Rationally, that should have explained it, should have calmed me. I should have been able to say to myself, “I’m doing what I can for Chris and also my lump, and that’s the end of it.” But I guess Julio was right about the mind being less important than we think. I couldn’t get a grip.
Just to have something to do with my sweaty hands, I called Sarah Byers’s number, hoping for a referral to her office. Instead, I got this: “This is Sarah. Don’t ask for whom the bell tolls. It tolls for me.”
God. Was that a suicide message or just a reference to ringing telephones? It gave me the creeps.
After that, with Kruzick holding my calls, I had no choice but to work. I ended up so involved I was surprised when he came in, announced he was going to lunch, and dumped a stack of message slips on my desk.

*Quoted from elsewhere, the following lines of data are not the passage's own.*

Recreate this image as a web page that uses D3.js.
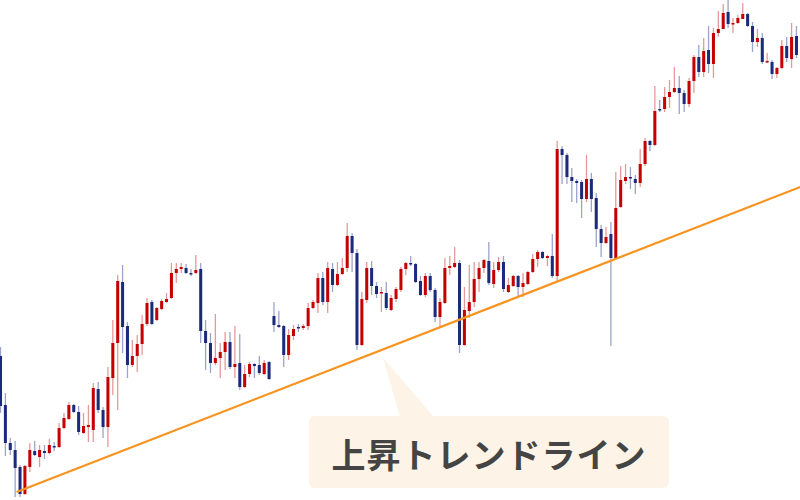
<!DOCTYPE html>
<html><head><meta charset="utf-8">
<script src="https://cdn.jsdelivr.net/npm/d3@7/dist/d3.min.js"></script>
<style>html,body{margin:0;padding:0;background:#fff;}svg{display:block;}</style>
</head><body>
<svg id="chart" width="800" height="500"></svg>
<script>
// OHLC prices (arbitrary units), one per session
const open = [144,95,57,50,33,6,33,49,43,49,47,54,53,72,81,95,88,67,73,70,111,90,73,122,157,218,174,135,144,156,176,198,180,191,198,202,227,231,232,227,227,231,169,157,137,142,148,158,133,137,113,126,136,135,126,138,184,175,174,145,164,173,172,174,192,197,222,198,231,215,226,232,264,247,155,200,232,214,207,207,190,201,210,231,237,236,219,205,224,210,183,197,232,233,237,155,189,198,221,232,239,216,230,238,208,214,224,213,216,228,241,248,242,244,224,351,345,323,319,318,301,321,302,271,257,266,242,293,319,323,321,317,336,359,355,391,391,403,408,412,407,396,419,443,428,450,436,467,471,488,476,477,481,486,474,458,462,438,438,426,432,454,441,464];
const high = [153,107,62,59,35,35,57,59,55,55,61,58,77,87,98,96,94,87,95,117,118,93,133,180,225,235,178,160,165,185,202,200,193,201,207,237,237,237,236,231,245,237,180,167,186,157,168,168,174,166,135,138,137,144,140,139,198,189,175,171,175,176,176,197,200,227,228,238,237,238,242,277,267,251,208,238,239,218,213,218,205,213,233,238,244,237,224,227,227,212,202,242,244,253,240,213,235,238,238,241,258,238,243,244,222,225,225,227,229,246,250,249,245,266,359,354,347,332,321,320,345,327,307,275,273,278,328,334,336,333,325,351,362,360,414,400,413,420,433,424,410,422,445,455,462,474,472,489,496,500,482,485,497,487,478,471,467,447,440,433,460,463,477,474];
const low = [87,44,45,3,3,5,28,44,33,41,46,49,52,71,80,87,65,66,58,58,87,62,53,105,90,147,122,133,128,145,174,175,179,190,197,201,217,227,226,224,226,157,130,127,135,122,130,131,122,110,112,123,122,125,125,120,168,172,133,140,160,168,170,170,191,187,195,187,208,214,225,228,228,150,154,197,205,202,188,190,189,198,208,225,234,217,204,203,208,178,172,196,225,232,147,154,182,193,208,227,215,212,228,208,207,213,203,203,215,227,233,241,234,222,218,316,316,298,297,282,298,288,253,243,256,154,241,292,316,311,306,313,334,349,354,388,388,392,407,386,388,393,407,423,423,427,422,463,471,472,467,476,481,473,448,453,436,437,421,422,431,438,432,442];
const close = [94,57,50,32,6,34,50,45,50,47,55,53,72,82,95,88,68,74,75,112,90,73,123,157,219,173,135,144,156,176,197,176,192,199,201,227,231,233,227,226,230,169,157,137,142,148,158,133,136,113,126,136,134,127,137,121,175,173,145,165,171,172,174,192,198,222,198,232,215,226,232,264,247,155,201,232,214,206,208,192,202,211,231,237,236,218,205,224,210,183,198,232,234,237,155,190,198,221,232,240,217,230,238,211,215,224,213,217,228,241,248,242,244,224,351,345,323,319,317,301,321,301,271,257,263,242,292,320,323,322,317,336,359,355,389,390,403,408,412,407,396,419,443,428,449,436,467,471,487,476,477,482,486,474,458,462,438,439,426,432,454,442,463,445];

// Trend line anchor points: [session index, price]
const trendIndex = [3.3, 163.8];
const trendPrice = [8, 313];

const labelText = "上昇トレンドライン";

const W = 800, H = 500;
const svg = d3.select("#chart");
svg.append("rect").attr("width", W).attr("height", H).attr("fill", "#fff");

const n = open.length;
const data = d3.range(n).map(i => ({i, o: open[i], h: high[i], l: low[i], c: close[i]}));

const x = d3.scaleBand().domain(d3.range(n)).range([-1.94, 798.9]).paddingInner(0.38).paddingOuter(0.19);
const xc = i => x(i) + x.bandwidth() / 2;
const xl = d3.scaleLinear().domain([0, n - 1]).range([xc(0), xc(n - 1)]);
const y = d3.scaleLinear().domain([0, 500]).range([500, 0]);

const RED = "#c40000", BLUE = "#1c2a7c";
const RED_W = "#e49a9a", BLUE_W = "#9ca3cc";

const g = svg.append("g");
const candles = g.selectAll("g.c").data(data).join("g").attr("class", "c");
candles.append("line")
  .attr("x1", d => xc(d.i)).attr("x2", d => xc(d.i))
  .attr("y1", d => y(d.h)).attr("y2", d => y(d.l))
  .attr("stroke", d => d.c >= d.o ? RED_W : BLUE_W)
  .attr("stroke-width", 1.3);
candles.append("rect")
  .attr("x", d => x(d.i)).attr("width", x.bandwidth())
  .attr("y", d => y(Math.max(d.o, d.c)))
  .attr("height", d => Math.max(1.5, Math.abs(y(d.o) - y(d.c))))
  .attr("fill", d => d.c >= d.o ? RED : BLUE);

// trend line
svg.append("line")
  .attr("x1", xl(trendIndex[0])).attr("y1", y(trendPrice[0]))
  .attr("x2", xl(trendIndex[1])).attr("y2", y(trendPrice[1]))
  .attr("stroke", "#f7931e").attr("stroke-width", 2.2);

// callout
const cx0 = 309, cy0 = 416, cw = 360, ch = 72;
const call = svg.append("g");
call.append("path")
  .attr("d", `M400,${cy0+1} L383,358 L434,${cy0+1} Z`)
  .attr("fill", "#fdf3e6");
call.append("rect").attr("x", cx0).attr("y", cy0).attr("width", cw).attr("height", ch)
  .attr("rx", 6).attr("fill", "#fdf3e6");
call.append("text")
  .attr("x", cx0 + cw / 2 + 0).attr("y", cy0 + ch / 2 + 1)
  .attr("text-anchor", "middle").attr("dominant-baseline", "central")
  .attr("font-family", "'Noto Sans CJK JP', 'Noto Sans', sans-serif")
  .attr("font-weight", "bold").attr("font-size", 34)
  .attr("letter-spacing", 1)
  .attr("fill", "#444")
  .text(labelText);
</script>
</body></html>
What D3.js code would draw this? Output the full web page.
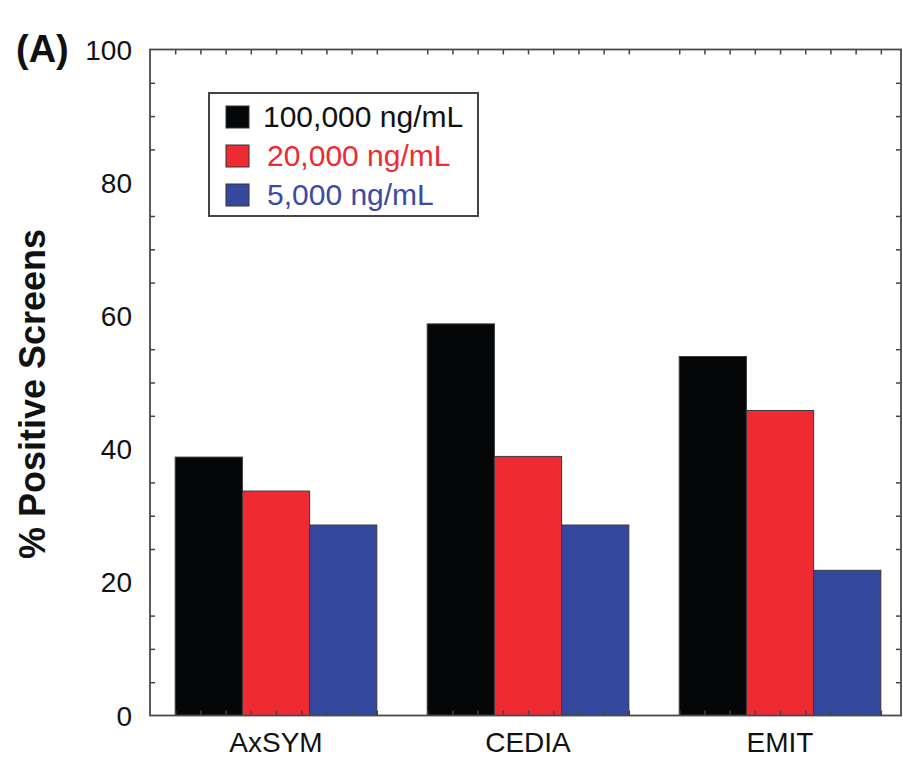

The top one nearly sent me through the ceiling.
“Alan, I thought I told you to put Carolyn through.”
“And so I would have, Mum, if the lady had called.”
“She did call.” I showed him the message slip. “And by the way, the butler act’s wearing thin.”
Without batting an eye, he changed to Southern ditherer: “Well, I declare to goodness if that doesn’t say ‘Dr. Perlmutter.’ You don’t s’pose we had a l’il ol’ failyah of communication, do you?”
“Oh, go to lunch.” I called Carolyn back, told the damn receptionist I had a lump, and made an appointment.
I was fifteen minutes late meeting Mickey as a result. No problem— she didn’t turn up for another five.
I handed her a tuna sandwich and didn’t even let her get it unwrapped. “So let’s have it. Kruzick’s cheating on you, isn’t he?”
“No. It’s nothing to do with Alan. Exactly.”
“Well, what then?”
“I’m the one who’s having an affair.”
“You! But, Mickey—” I couldn’t say what came to mind:
My baby sister is an angel; she doesn’t do things like that.
“I’m pond scum, right?”
“Of course not. But what’s going on?”
“It’s a friend of Alan’s. A guy from the theater. He’s married and has three kids. The youngest is eight months old.”
“Gosh.” That was the best I could do. I was as close to speechless as I get.
“Pretty bad, huh?”
“Um. May I be perfectly honest? Not good. But like I said— what’s going on?”
“I don’t know.” The words came out in a whisper. She said it again: “I don’t know. I think I’m in love with two people at once.”
“You’re in love with this guy?” I was so surprised I practically shouted it.
Her eyes filled up. “You don’t know. You just don’t know how awful it is.”
“I guess I don’t. How is it awful?”
“Oh God, the guilt. And being jealous of his wife and children. And never seeing him enough. And knowing I’d die if Alan found out … You just don’t know!”
The solution seemed simple enough to one who wasn’t in the middle of it. The question was whether to mention it. I tried to make a delicate little joke of it: “Well. Usually one man…”
“Oh, stop! Rebecca, you just can’t know what this is like.”
“I’m sorry. I didn’t mean to moralize.”
“It’s okay.”
“What are you going to do?”
“I don’t know. Oh God, how could I have not mentioned the indecision? That’s the worst part.”